🔌 Charging Curve Simulator
The Charging Curve Simulator models CC→CV charging for e-bike packs, visualizing voltage and current versus time,
estimating CC/CV durations, delivered Ah, and energy. Use it to optimize charging strategies, select safe currents, and show expected charge times.
⚡ How It Works
- CC Phase: constant current; voltage rises as SoC increases.
- CV Phase: voltage constant; current tapers to cutoff.
- Visualizes V vs time, I vs time, CC/CV durations, Ah and energy delivered.
- Includes presets for 36V/48V/52V packs and NMC/LFP chemistries.
🏁 Practical Scenarios
- Product pages: show expected charging times at common currents.
- Design checks: test CC currents for optimal CC/CV balance.
- Customer info: provide “Time to 80% / Time to 100%” examples.
- Education: demonstrate voltage curve differences between NMC and LFP.
🛠 How to Use the Tool
- Select a preset (36V/48V/52V) for nominal voltage & CV settings.
- Choose chemistry: NMC (gradual voltage rise) or LFP (flat mid-voltage).
- Set pack capacity (Ah) and starting SoC (0–1).
- Enter CC current (manufacturer-recommended, 0.2C–1C typical).
- Set CV cutoff current (e.g., 0.1C).
- Run simulation and view graphs & stats.
- Export CSV/JSON for plotting or analysis.
📊 Interpreting Results
- Short CC, long CV: charger voltage-limited; long taper.
- Long CC, short CV: small CC brings pack mostly full before CV.
- Total Ah ≈ CC Ah + CV Ah; energy depends on voltage integration.

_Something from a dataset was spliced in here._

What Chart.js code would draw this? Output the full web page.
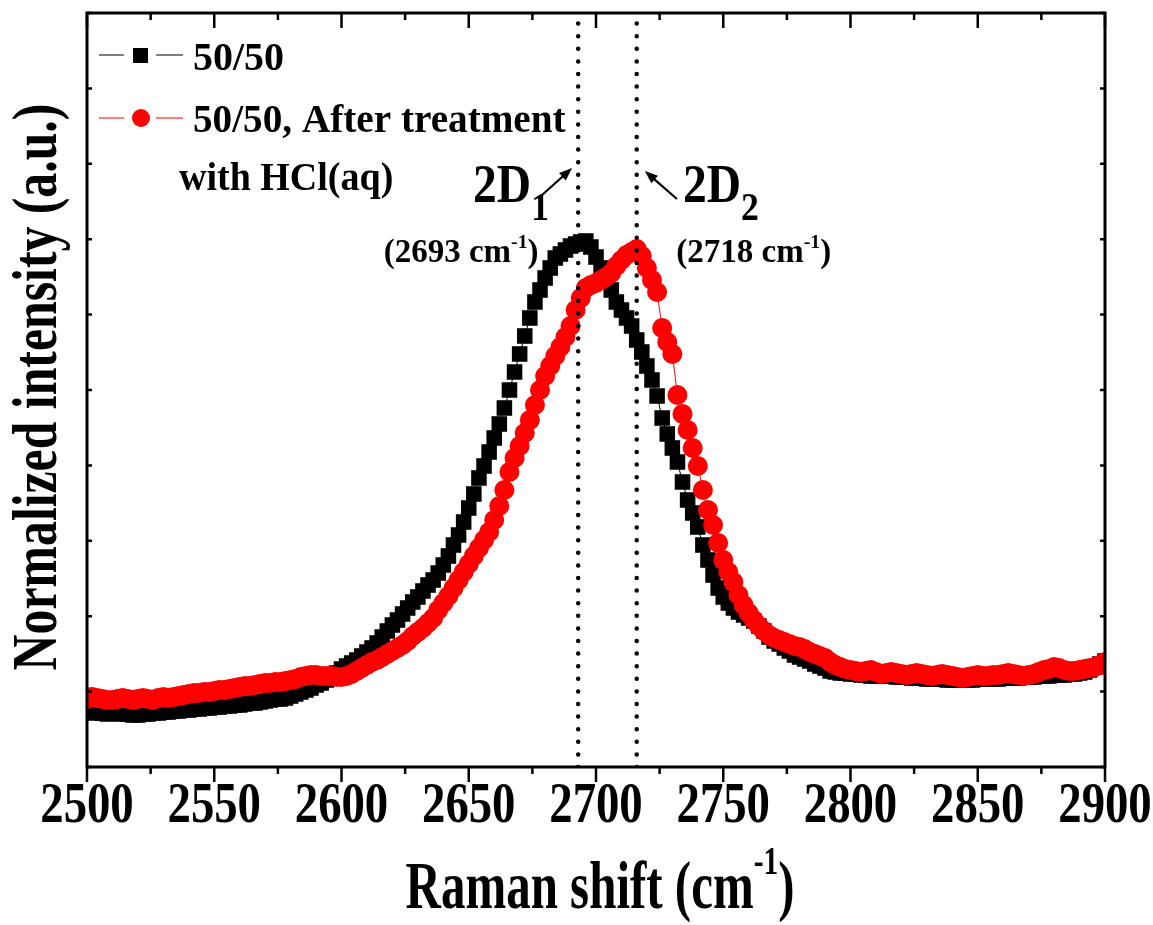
<!DOCTYPE html>
<html>
<head>
<meta charset="utf-8">
<script src="https://cdn.jsdelivr.net/npm/chart.js@4/dist/chart.umd.min.js"></script>
<style>
  html, body { margin: 0; padding: 0; background: #fff; }
  #wrap { width: 1153px; height: 925px; }
</style>
</head>
<body>
<div id="wrap"><canvas id="chart" width="1153" height="925"></canvas></div>
<script>
// Raman shift (cm-1), one point every 2 cm-1
const shift = [
  2500,2502,2504,2506,2508,2510,2512,2514,2516,2518,
  2520,2522,2524,2526,2528,2530,2532,2534,2536,2538,
  2540,2542,2544,2546,2548,2550,2552,2554,2556,2558,
  2560,2562,2564,2566,2568,2570,2572,2574,2576,2578,
  2580,2582,2584,2586,2588,2590,2592,2594,2596,2598,
  2600,2602,2604,2606,2608,2610,2612,2614,2616,2618,
  2620,2622,2624,2626,2628,2630,2632,2634,2636,2638,
  2640,2642,2644,2646,2648,2650,2652,2654,2656,2658,
  2660,2662,2664,2666,2668,2670,2672,2674,2676,2678,
  2680,2682,2684,2686,2688,2690,2692,2694,2696,2698,
  2700,2702,2704,2706,2708,2710,2712,2714,2716,2718,
  2720,2722,2724,2726,2728,2730,2732,2734,2736,2738,
  2740,2742,2744,2746,2748,2750,2752,2754,2756,2758,
  2760,2762,2764,2766,2768,2770,2772,2774,2776,2778,
  2780,2782,2784,2786,2788,2790,2792,2794,2796,2798,
  2800,2802,2804,2806,2808,2810,2812,2814,2816,2818,
  2820,2822,2824,2826,2828,2830,2832,2834,2836,2838,
  2840,2842,2844,2846,2848,2850,2852,2854,2856,2858,
  2860,2862,2864,2866,2868,2870,2872,2874,2876,2878,
  2880,2882,2884,2886,2888,2890,2892,2894,2896,2898,
  2900
];

// 50/50 (normalized intensity, arbitrary units)
const sample = [
  55,54,55,54,53,54,54,53,53,52,
  52,53,53,54,54,55,55,56,56,57,
  57,58,58,59,59,60,60,61,61,62,
  62,63,64,64,65,66,67,68,68,69,
  71,73,75,77,79,82,84,87,91,94,
  98,101,104,107,111,115,119,124,130,136,
  142,147,153,159,165,170,176,182,187,194,
  202,211,222,232,245,259,273,289,301,315,
  329,343,359,377,395,413,431,449,465,477,
  489,499,509,513,517,521,523,525,526,520,
  510,499,487,477,465,457,449,441,427,415,
  401,387,371,349,333,319,305,285,267,254,
  240,222,207,192,179,170,164,159,155,152,
  149,146,141,136,130,126,123,119,116,112,
  110,108,106,103,101,99,96,95,94,94,
  93,93,92,92,91,91,92,91,91,90,
  90,90,89,89,89,88,88,88,88,87,
  87,87,87,87,87,88,88,88,88,88,
  89,89,89,89,90,90,90,91,91,91,
  92,92,92,93,93,94,95,97,100,103,
  106
];

// 50/50 after treatment with HCl(aq)
const treated = [
  68,70,69,68,67,67,68,69,68,67,
  68,69,68,67,69,70,69,70,71,72,
  73,74,74,75,75,76,77,77,78,79,
  80,81,81,82,83,84,84,85,85,86,
  87,88,90,91,92,92,91,91,91,90,
  90,91,93,96,99,102,105,107,110,113,
  116,119,122,126,131,135,139,144,149,157,
  164,171,179,187,195,203,211,219,227,235,
  247,261,277,295,309,321,334,347,362,377,
  391,401,411,420,430,441,457,469,479,482,
  484,487,490,494,501,507,512,515,518,511,
  499,487,475,439,425,413,372,353,337,319,
  301,277,257,242,224,207,195,185,172,162,
  154,147,141,136,132,129,127,125,123,121,
  120,118,115,113,111,109,105,102,100,98,
  97,96,95,96,97,95,93,94,95,94,
  93,92,93,94,93,92,91,92,93,92,
  91,90,89,90,91,92,91,91,92,92,
  93,94,93,92,91,92,93,95,97,98,
  100,99,97,96,96,97,98,99,100,102,
  105
];

const peakLines = [2693, 2716];
const seriesNames = ['50/50', '50/50, After treatment', 'with HCl(aq)'];

const SERIF = '"Liberation Serif", "Times New Roman", serif';

function rich(ctx, parts, x, y, size, align, sx, rot) {
  ctx.save();
  ctx.translate(x, y);
  if (rot) ctx.rotate(rot);
  ctx.scale(sx, 1);
  ctx.textAlign = 'left';
  ctx.textBaseline = 'alphabetic';
  ctx.fillStyle = '#000';
  const segs = parts.map(p => {
    const s = p.r ? size * p.r : size;
    ctx.font = 'bold ' + s + 'px ' + SERIF;
    return { t: p.t, s: s, w: ctx.measureText(p.t).width, dy: p.dy || 0 };
  });
  const total = segs.reduce((a, g) => a + g.w, 0);
  let cx = align === 'center' ? -total / 2 : (align === 'right' ? -total : 0);
  segs.forEach(g => {
    ctx.font = 'bold ' + g.s + 'px ' + SERIF;
    ctx.fillText(g.t, cx, g.dy);
    cx += g.w;
  });
  ctx.restore();
}

function arrow(ctx, x1, y1, x2, y2) {
  const a = Math.atan2(y2 - y1, x2 - x1);
  const hl = 13, hw = 5;
  ctx.save();
  ctx.strokeStyle = '#000';
  ctx.fillStyle = '#000';
  ctx.lineWidth = 2.2;
  ctx.beginPath();
  ctx.moveTo(x1, y1);
  ctx.lineTo(x2 - hl * 0.8 * Math.cos(a), y2 - hl * 0.8 * Math.sin(a));
  ctx.stroke();
  ctx.beginPath();
  ctx.moveTo(x2, y2);
  ctx.lineTo(x2 - hl * Math.cos(a) + hw * Math.sin(a), y2 - hl * Math.sin(a) - hw * Math.cos(a));
  ctx.lineTo(x2 - hl * Math.cos(a) - hw * Math.sin(a), y2 - hl * Math.sin(a) + hw * Math.cos(a));
  ctx.closePath();
  ctx.fill();
  ctx.restore();
}

const decorations = {
  id: 'decorations',
  afterDraw(chart) {
    const ctx = chart.ctx;
    const xs = chart.scales.x, ys = chart.scales.y;
    const { left, right, top, bottom } = chart.chartArea;

    // frame
    ctx.save();
    ctx.strokeStyle = '#000';
    ctx.lineWidth = 3;
    ctx.strokeRect(left, top, right - left, bottom - top);

    // x ticks: out at bottom, in at top
    ctx.lineWidth = 2.5;
    xs.ticks.forEach(t => {
      const px = xs.getPixelForValue(t.value);
      const major = t.value % 50 === 0;
      const L = major ? 15 : 7;
      ctx.beginPath();
      ctx.moveTo(px, bottom); ctx.lineTo(px, bottom + L);
      ctx.moveTo(px, top); ctx.lineTo(px, top + L);
      ctx.stroke();
      if (major) rich(ctx, [{ t: String(t.value) }], px, 822, 57, 'center', 0.82);
    });
    // y ticks: short, inward on both sides
    ys.ticks.forEach(t => {
      const py = ys.getPixelForValue(t.value);
      ctx.beginPath();
      ctx.moveTo(left, py); ctx.lineTo(left + 5, py);
      ctx.moveTo(right, py); ctx.lineTo(right - 5, py);
      ctx.stroke();
    });
    ctx.restore();

    // axis titles
    rich(ctx, [{ t: 'Raman shift (cm' }, { t: '-1', r: 0.6, dy: -34 }, { t: ')' }],
      600, 908, 68, 'center', 0.72);
    rich(ctx, [{ t: 'Normalized intensity (a.u.)' }], 56, 387, 63, 'center', 0.79, -Math.PI / 2);

    // legend
    ctx.save();
    ctx.lineWidth = 1.2;
    ctx.strokeStyle = '#000';
    ctx.beginPath();
    ctx.moveTo(99, 55); ctx.lineTo(124, 55);
    ctx.moveTo(156, 55); ctx.lineTo(183, 55);
    ctx.stroke();
    ctx.fillStyle = '#000';
    ctx.fillRect(133, 48, 15, 15);
    ctx.strokeStyle = '#ff0000';
    ctx.beginPath();
    ctx.moveTo(99, 118); ctx.lineTo(124, 118);
    ctx.moveTo(156, 118); ctx.lineTo(183, 118);
    ctx.stroke();
    ctx.fillStyle = '#ff0000';
    ctx.beginPath();
    ctx.arc(141, 118, 9, 0, Math.PI * 2);
    ctx.fill();
    ctx.restore();
    rich(ctx, [{ t: seriesNames[0] }], 193, 70, 40, 'left', 1);
    rich(ctx, [{ t: seriesNames[1] }], 193, 132, 40, 'left', 0.98);
    rich(ctx, [{ t: seriesNames[2] }], 179, 190, 40, 'left', 0.95);

    // peak annotations
    const X = v => xs.getPixelForValue(v), Y = v => ys.getPixelForValue(v);
    rich(ctx, [{ t: '2D' }, { t: '1', r: 0.75, dy: 18 }], X(2651.7), Y(565), 54, 'left', 0.88);
    rich(ctx, [{ t: '2D' }, { t: '2', r: 0.75, dy: 18 }], X(2734.2), Y(565), 54, 'left', 0.88);
    rich(ctx, [{ t: '(2693 cm' }, { t: '-1', r: 0.6, dy: -14 }, { t: ')' }], X(2647), Y(505), 33, 'center', 1);
    rich(ctx, [{ t: '(2718 cm' }, { t: '-1', r: 0.6, dy: -14 }, { t: ')' }], X(2762), Y(505), 33, 'center', 1);
    arrow(ctx, X(2678.8), Y(572), X(2690.6), Y(599));
    arrow(ctx, X(2731.8), Y(568), X(2719.2), Y(596));
  }
};

const points = ys => shift.map((x, i) => ({ x: x, y: ys[i] }));

const datasets = [
  {
    label: seriesNames[1],
    data: points(treated),
    borderColor: '#ff0000',
    backgroundColor: '#ff0000',
    borderWidth: 1,
    pointStyle: 'circle',
    pointRadius: 10,
    pointBorderWidth: 0,
    order: 1,
    clip: 0
  },
  {
    label: seriesNames[0],
    data: points(sample),
    borderColor: '#000',
    backgroundColor: '#000',
    borderWidth: 1,
    pointStyle: 'rect',
    pointRadius: 11,
    pointBorderWidth: 0,
    order: 2,
    clip: 0
  }
].concat(peakLines.map(p => ({
  label: 'peak ' + p,
  data: [{ x: p, y: 0 }, { x: p, y: 754 }],
  borderColor: '#000',
  borderWidth: 4.5,
  borderDash: [0, 12.6],
  borderCapStyle: 'round',
  pointRadius: 0,
  order: 0
})));

new Chart(document.getElementById('chart'), {
  type: 'line',
  data: { datasets: datasets },
  options: {
    responsive: false,
    animation: false,
    events: [],
    layout: { padding: { top: 13, right: 48, left: 0, bottom: 0 } },
    plugins: { legend: { display: false }, tooltip: { enabled: false } },
    scales: {
      x: {
        type: 'linear',
        min: 2500,
        max: 2900,
        ticks: { display: false, stepSize: 25 },
        grid: { display: false },
        border: { display: false },
        afterFit: s => { s.height = 158; }
      },
      y: {
        min: 0,
        max: 754,
        ticks: { display: false, count: 11 },
        grid: { display: false },
        border: { display: false },
        afterFit: s => { s.width = 87; }
      }
    }
  },
  plugins: [decorations]
});
</script>
</body>
</html>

- Time to 80% vs 100%: CV tail makes 100% longer; use Ah/SoC to estimate midpoints.
⚠️ Limits & Accuracy
Simulator provides rough visualization only. It does not model:
- Temperature effects on IR and charging current.
- Detailed cell resistance, polarization, plateaus beyond chemistry curves.
- BMS safety cutouts, balancing, or max charge limits.
- Cell aging or capacity fade.
- Exact manufacturer curves.
Always validate critical designs with datasheets and real tests.
💡 Advanced Tips
- Use chemistry model for realistic CV voltage.
- Try different CC currents to optimize charge time vs CV tail.
- Adjust tau to reflect faster/slower CV taper.
- Export CSV for Excel or custom plots.
📝 Developer Notes
- Outputs time, V, I, SoC for analysis.
- Import per-cell SoC→Voltage tables for more accurate curves.
- Add BMS presets for realistic simulations.
- Optionally model temperature using V = OCV + I*R_internal.
📌 Example Workflows
- Support page: show charging times for 48V pack at 2A charger (20%→80% ≈ 2h).
- Charger selection: compare CC=5A vs CC=10A for total charge time vs CV tail trade-off.
⚠️ Safety Note
Use for visualization & planning only. For safety-critical decisions, consult battery/charger/BMS datasheets and perform controlled tests.